Thanks for the report and finding the example it likely fails on! Errors like this are often difficult to debug, so having a concrete example is very valuable. “Weird” formatting and unicode characters should never cause a segfault – this is definitely a bug, either in Prodigy’s NER model or somewhere in spaCy.
(In the meantime, you could always try removing that example from your set and see if you can run ner.batch-train without any problems?)
Hi @mmars9, @ines , I’m experiencing a similar problem training the NER on anything but a very small set of examples. Training on anything over 1000 examples throws the following error. Is this a memory error? Has either of you come up with a temporary solution?
Example Error messages when running prodigy:
line 1: 41665 Segmentation fault: 11 python -m prodigy “$@”
Info about spaCy
Python version: 3.6.3
spaCy version: 2.0.5
Models: en, en_core_sm
Platform: MacOS
I note that I got the same error when trying to train using each of (a) the Prodigy ner.batch-train recipe and (b) the regular spacy train_ner.py script.

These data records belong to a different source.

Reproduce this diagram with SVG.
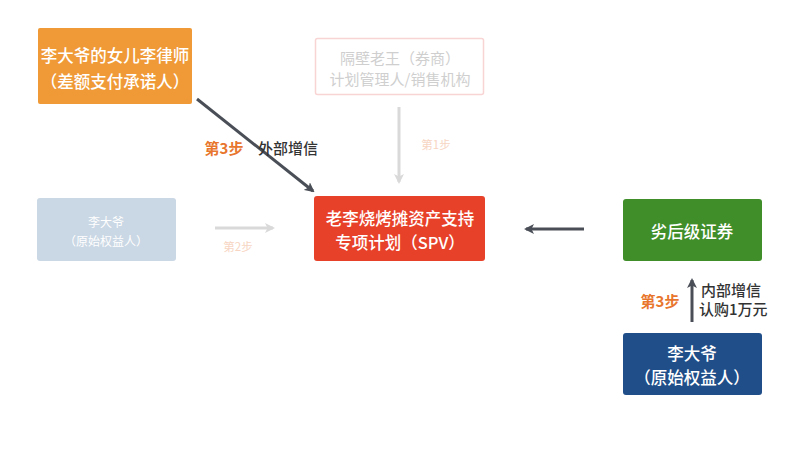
<svg xmlns="http://www.w3.org/2000/svg" width="800" height="449" viewBox="0 0 800 449">
<defs>
<marker id="ad" markerWidth="10" markerHeight="10" refX="8" refY="5" orient="auto" markerUnits="userSpaceOnUse"><path d="M0,0 L10,5 L0,10 L2.5,5 Z" fill="#4a4f57"/></marker>
<marker id="ag" markerWidth="10" markerHeight="10" refX="8" refY="5" orient="auto" markerUnits="userSpaceOnUse"><path d="M0,0 L10,5 L0,10 L2.5,5 Z" fill="#d9d9d9"/></marker>
<style>
text{font-family:"Noto Sans CJK SC","Liberation Sans",sans-serif;text-anchor:middle;dominant-baseline:central}
.w{fill:#fff;font-size:16.5px;font-weight:500}
.ws{fill:#fff;font-size:12px}
.g{fill:#cfcfcf;font-size:15px}
.pk{fill:#f7d5c2;font-size:11.5px}
.or{fill:#e8762d;font-size:15px;font-weight:bold}
.dk{fill:#333;font-size:15px;font-weight:500}
.cd{stroke:#4a4f57;stroke-width:3;fill:none}
.cg{stroke:#d9d9d9;stroke-width:3;fill:none}
</style>
</defs>
<rect width="800" height="449" fill="#fff"/>
<g id="connectors">
<line class="cd" x1="197" y1="99" x2="313" y2="191" marker-end="url(#ad)"/>
<line class="cg" x1="399" y1="107" x2="399" y2="182" marker-end="url(#ag)"/>
<line class="cg" x1="215" y1="228" x2="273" y2="228" marker-end="url(#ag)"/>
<line class="cd" x1="584" y1="229" x2="526" y2="229" marker-end="url(#ad)"/>
<line class="cd" x1="692" y1="322" x2="692" y2="280" marker-end="url(#ad)"/>
<text class="or" x="224" y="147">第3步</text>
<text class="dk" x="288" y="147">外部增信</text>
<text class="pk" x="436" y="144">第1步</text>
<text class="pk" x="238" y="246">第2步</text>
<text class="or" x="660" y="300">第3步</text>
<text class="dk" x="701" y="289" style="text-anchor:start">内部增信</text>
<text class="dk" x="699" y="308" style="text-anchor:start">认购1万元</text>
</g>
<g id="guarantor">
<rect x="38" y="28" width="154" height="76" rx="2" fill="#ef9a37"/>
<text class="w" x="115" y="55">李大爷的女儿李律师</text>
<text class="w" x="115" y="81">（差额支付承诺人）</text>
</g>
<g id="manager">
<rect x="315.5" y="38.5" width="168" height="56" rx="2" fill="#fff" stroke="#f8d4d4" stroke-width="1.5"/>
<text class="g" x="400" y="57">隔壁老王（券商）</text>
<text class="g" x="400" y="78">计划管理人/销售机构</text>
</g>
<g id="spv">
<rect x="314" y="196" width="171" height="65" rx="3" fill="#e8412a"/>
<text class="w" x="400" y="218">老李烧烤摊资产支持</text>
<text class="w" x="400" y="242">专项计划（SPV）</text>
</g>
<g id="originator-pale">
<rect x="37" y="198" width="139" height="63" rx="3" fill="#cad7e4"/>
<text class="ws" x="106" y="221">李大爷</text>
<text class="ws" x="106" y="240">（原始权益人）</text>
</g>
<g id="subordinate">
<rect x="623" y="199" width="139" height="62" rx="3" fill="#3f8e2a"/>
<text class="w" x="692" y="231">劣后级证券</text>
</g>
<g id="originator">
<rect x="623" y="333" width="139" height="62" rx="3" fill="#1f4e89"/>
<text class="w" x="692" y="353">李大爷</text>
<text class="w" x="692" y="377">（原始权益人）</text>
</g>
</svg>
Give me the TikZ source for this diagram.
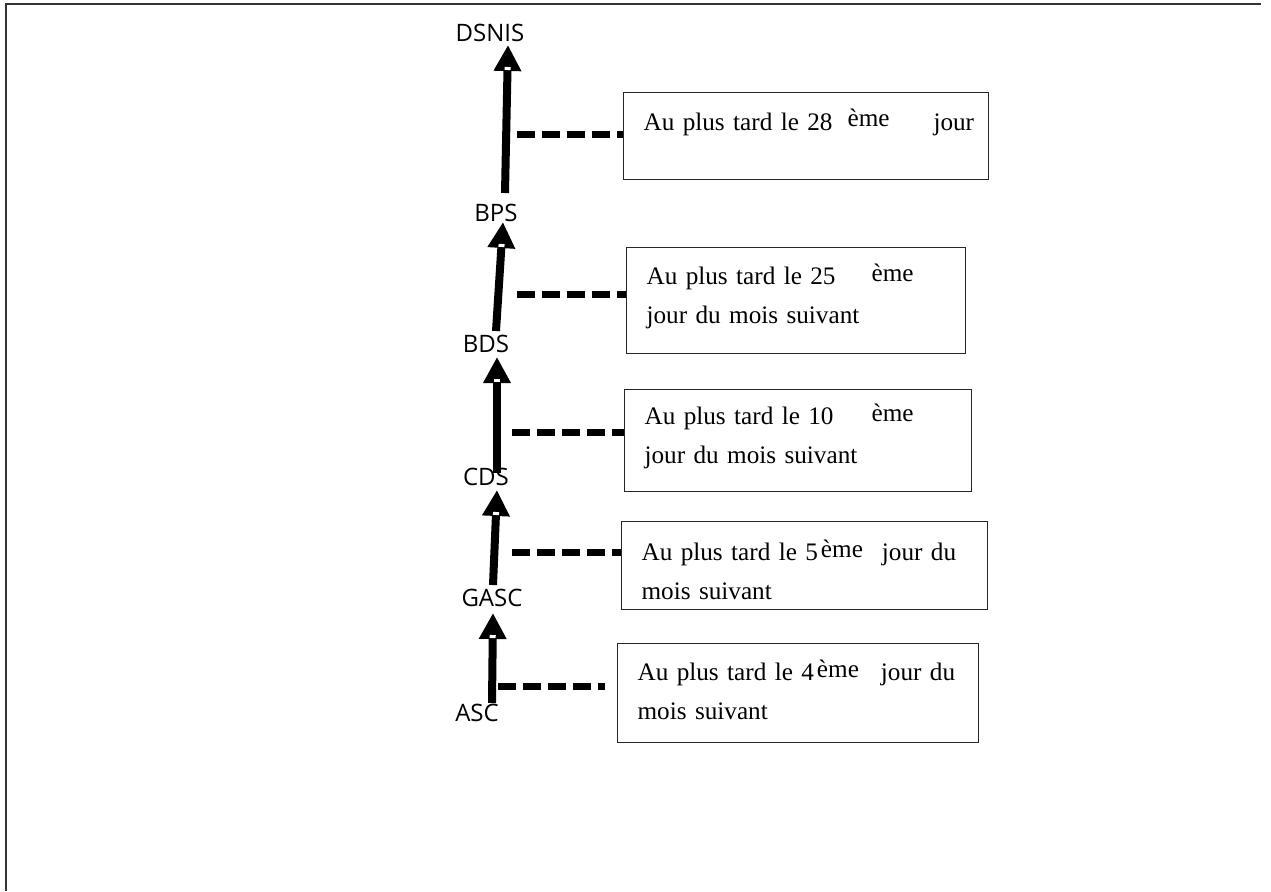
\documentclass[tikz,border=0pt]{standalone}
\usepackage{fontspec}
\setmainfont{Liberation Serif}
\newfontfamily\niveaufont{Open Sans}
\usetikzlibrary{arrows.meta,calc}

\tikzset{
  niveau/.style={font=\niveaufont\fontsize{12}{14}\selectfont, inner sep=0pt},
  delai/.style={draw=black!85, line width=0.6pt, anchor=north west, align=left,
    inner xsep=10pt, inner ysep=0pt, font=\fontsize{12.6}{19.5}\selectfont},
  flux/.style={line width=4pt, -{Triangle[width=13pt,length=13pt]}},
  encoche/.style={white, line width=3pt},
  lien/.style={line width=3.5pt, dash pattern=on 9pt off 3.5pt},
  cadre/.style={black!80, line width=1pt},
}
\newcommand{\eme}[1][1.5pt]{\raisebox{#1}{ème}}

\begin{document}
\begin{tikzpicture}[x=0.5pt,y=-0.5pt]

\useasboundingbox (0,0) rectangle (1271,891);
\draw[cadre] (6,891) -- (6,4) -- (1261,4);

\node[niveau] (dsnis) at (490,33) {DSNIS};
\node[niveau] (bps) at (496,213) {BPS};
\node[niveau] (bds) at (486,344) {BDS};
\node[niveau] (cds) at (486,477) {CDS};
\node[niveau] (gasc) at (492,598) {GASC};
\node[niveau] (asc) at (477,713) {ASC};

\coordinate (a1s) at ($(bps)+(9,-20)$);
\coordinate (a1t) at ($(dsnis)+(18,12)$);
\coordinate (a2s) at ($(bds)+(10,-13)$);
\coordinate (a2t) at ($(bps)+(7,9)$);
\coordinate (a3s) at ($(cds)+(11,-4)$);
\coordinate (a3t) at ($(bds)+(11,13)$);
\coordinate (a4s) at ($(gasc)+(1,-13)$);
\coordinate (a4t) at ($(cds)+(11,13)$);
\coordinate (a5s) at ($(asc)+(15,-10)$);
\coordinate (a5t) at ($(gasc)+(1,15)$);

\draw[flux] (a1s) -- (a1t);
\draw[flux] (a2s) -- (a2t);
\draw[flux] (a3s) -- (a3t);
\draw[flux] (a4s) -- (a4t);
\draw[flux] (a5s) -- (a5t);

% petites marques blanches a la base des fleches
\draw[encoche] ($(a1t)!11pt!(a1s)$) -- ($(a1t)!12.5pt!(a1s)$);
\draw[encoche] ($(a2t)!11pt!(a2s)$) -- ($(a2t)!12.5pt!(a2s)$);
\draw[encoche] ($(a3t)!11pt!(a3s)$) -- ($(a3t)!12.5pt!(a3s)$);
\draw[encoche] ($(a4t)!11pt!(a4s)$) -- ($(a4t)!12.5pt!(a4s)$);
\draw[encoche] ($(a5t)!11pt!(a5s)$) -- ($(a5t)!12.5pt!(a5s)$);

\node[delai, text width=162.5pt, text height=19pt, text depth=24.5pt] (b1) at (623,92)
  {\mbox{Au plus tard le 28\hspace{7.5pt}\eme[2pt]\hspace{22pt}jour}};
\node[delai, text width=149.5pt, text height=18.5pt, text depth=34.5pt] (b2) at (626,247)
  {Au plus tard le 25\hspace{18pt}\eme\\jour du mois suivant};
\node[delai, text width=153.5pt, text height=17.5pt, text depth=33.5pt] (b3) at (624,389)
  {Au plus tard le 10\hspace{19pt}\eme\\jour du mois suivant};
\node[delai, text width=163pt, text height=19.5pt, text depth=24.5pt] (b4) at (621,521)
  {\mbox{Au plus tard le 5\hspace{1.5pt}\eme\hspace{9.5pt}jour du}\\mois suivant};
\node[delai, text width=160.5pt, text height=18.5pt, text depth=31pt] (b5) at (617,643)
  {\mbox{Au plus tard le 4\hspace{1.5pt}\eme\hspace{11pt}jour du}\\mois suivant};

\coordinate (d1) at (517,134);
\coordinate (d2) at (517,294);
\coordinate (d3) at (512,432);
\coordinate (d4) at (512,552);
\coordinate (d5) at (498,686);

\draw[lien] (d1) -- (d1 -| b1.west);
\draw[lien] (d2) -- (d2 -| b2.west);
\draw[lien] (d3) -- (d3 -| b3.west);
\draw[lien] (d4) -- (d4 -| b4.west);
\draw[lien] (d5) -- ($(d5 -| b5.west)+(-12,0)$);

\end{tikzpicture}
\end{document}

Unfortunately, I now also have to fight with this error. If I only have a few annotations (ner.teach), then I can work with ner.batch-train. But if I have processed about 1000 texts, then the error appears. But I don’t see any problem with the memory and CPU usage.
Segmentation fault: 11
python3.6 -m prodigy ner.batch-train db /Users/frederik/mdl/modell -l label1,label2 -e db -o modell2
I think I found my problem. I know about the character limitation on spaCy. In the database I found a few very long strings of text. I dropped them and training seems to work marvelous! (Except the fact that 1107 sentences took 14 GB of RAM and 5 GB of swap on Ubuntu 18.04)
Same error, prodigy: line 1: 9693 Segmentation fault: 11 python -m prodigy "$@"
This was during an annotation task, which was launched via prodigy ner.teach menu_brand_tagging en_core_web_sm menu_data_1018.jsonl --label BRAND --patterns brand_patterns.jsonl
Unfortunately it was accompanied by this in the annotation front-end as well!
I don’t think I lost too many, but a good reminder to hit save often.
What type of texts are in your menu_data_1018.jsonl? Are they long or short? Any particularly long texts, or texts with lots of whitespace?
The errors in the app are a direct response to the server dying, btw. As soon as the Prodigy app fails to connect to the server, it will show you the error, so you know that something is up. (Otherwise, you’d have to keep checking the terminal, which is pretty inconvenient.) Prodigy auto-saves the annotations in batches and also uses them to update the model in the loop (if you’re using an active learning recipe like ner.teach).
If you’re using the default batch size of 10, the maximum amount of annotations you could theoretically ever lose at a time is 19 (10 items in the history and 9 waiting to be sent out as soon as they become 10). If Prodigy is unable to save, the examples are still all in your browser btw – so you can always restart the server in the terminal and then hit save in the web app, and the “stranded” examples should be saved.